Subsequently, two independent studies in Australia [26] and Italy Caucasian population [27] have both failed to identify the association of rs2195450 with migraine, either MA or MO. But it should be noted that the study in Australia population, the rs2195450 SNP was in DHW in the control group, and the study in Italy Caucasian population only included 186 patients. Compared with previous studies, our study involves a relatively larger sample size. Moreover, the rs2195450 SNP was found in HWE both in controls and in patients. Nonetheless, an even larger scale case-control study in populations of different origin should be performed to evaluate the association of the GRIA1 rs2195450 variant to migraine susceptibility.

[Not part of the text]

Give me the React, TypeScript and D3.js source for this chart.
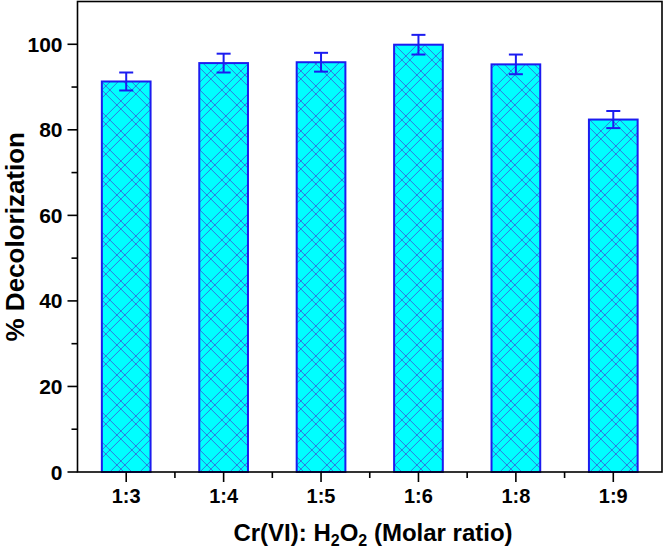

However, no association of the other SNP (rs548294) of GRIA1 gene with migraine was found in our study, even in the subtype’s analysis. Although the previous results manifests that rs548294 SNP was significantly associated with migraine (MO and Female) in Italian Caucasian population [13]. But subsequent replication studies of this variant carried out in Italian Caucasian population failed to identify the association of rs548294 with migraine. Furthermore, when the two Italian Caucasian population studies were combined for pooled analysis, none of the genetic models testes provided a significant association between rs548294 polymorphism and MO risk [27]. In addition, another study in Australia population reported no evidence of association between rs548294 and risk of migraine [26]. Existing studies indicates that this variant may be not a risk factor for migraine.

Similarly, the rs3761555 SNP of GRIA3 gene was also found no association with MA or MO in our study. This result was opposite to the previous two findings. The two former studies have showed the same results that rs3761555 SNP was significantly associated with migraine (MA and Female) [26, 27]. These controversial results may be caused by ethnic differences, environmental effects, and limited sample size.

Conclusions

This study is the first report of rs2195450 SNP in GRIA1 gene associated with female migraine (MA, MO) in Chinese Han population. The result also provides evidence that the glutamatergic system, particularly the GRIA1 gene, is implicated in the pathophysiology of migraine. Further research into the glutamatergic system is necessary to ascertain the mechanism in the aetiology of migraine.